Panic in China spreads across region

Investors in front of a screen showing market movements in a stock firm in Hangzhou.
Investors in front of a screen showing market movements in a stock firm in Hangzhou. PHOTO: AFP

STI sheds 1.67% as Singapore investors take cue from selldown in mainland markets

Stock markets across Asia were caught up in the panic that flooded Chinese markets again yesterday.

Mainland investors kept up their stampede towards the exit as the massive sell-off of the past three weeks appeared to reach a head, despite government efforts to calm the markets.

The continuing stand-off over the Greek debt crisis added to the volatility in Asian trading.

Shanghai's Composite Index plunged 5.9 per cent, Hong Kong's Hang Seng Index slumped 5.8 per cent and Japan's Nikkei 225 tumbled 3.1 per cent.

At home, the Straits Times Index (STI) sank well below the 3,300-point mark, shedding 55.94 points, or 1.67 per cent, to close at 3,284.99.

CMC Markets analyst Nicholas Teo said the rampant selldown in China is a classic "capitulation stage action" - seen as a bubble bursts.

"During this stage, most traders and investors signal their loss of hope in their positions, deciding to bite the bullet, dumping everything," he said, adding that the selldown has been "a lot more severe than expected".

It is also likely to have a greater impact on Singapore shares than the Greek debt crisis, given that many local companies - such as banks and property developers - have exposure to the China market, he said.

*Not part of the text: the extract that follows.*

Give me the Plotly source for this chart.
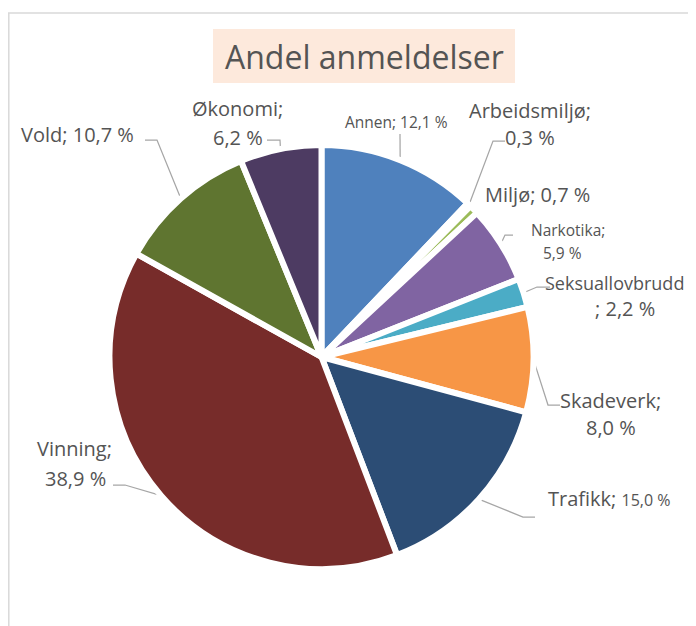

Among the worst-performing blue chips yesterday was United Overseas Bank, which shed 45 cents to $22.93.

Commodities trader Noble Group, which announced a $4.59 million share buyback, fell two cents to 69.5 cents.

Olam International and Golden- Agri Resources tumbled for the third straight day, with Olam down five cents at $1.82 and Golden-Agri off one cent at 39 cents.

OCBC Investment Research analyst Carey Wong said in a report that the global picture for commodities does not bode well, stoked in part by the strengthening United States dollar.

Public transport operator SMRT slipped four cents to $1.505, following a major train disruption that involved two lines on Tuesday. The disruption lasted three hours and hit about 250,000 commuters.

Nightclub operator Lifebrandz was the most actively traded stock, with 85.8 million shares changing hands. It lost 0.2 cent to 0.6 cent.

The company on Tuesday said it was looking at a "very substantial acquisition or reverse takeover", although no definitive agreements had been reached.

On Wall Street, sentiment perked up slightly on Tuesday as the Dow Jones Industrial Average inched up 0.53 per cent.

An ABN-Amro report noted that sentiment seems to have improved, given the more constructive atmosphere from the European meetings on Greece's debt situation.

"However, the hard part lies ahead," it added. "Negotiations will be tough and may not succeed."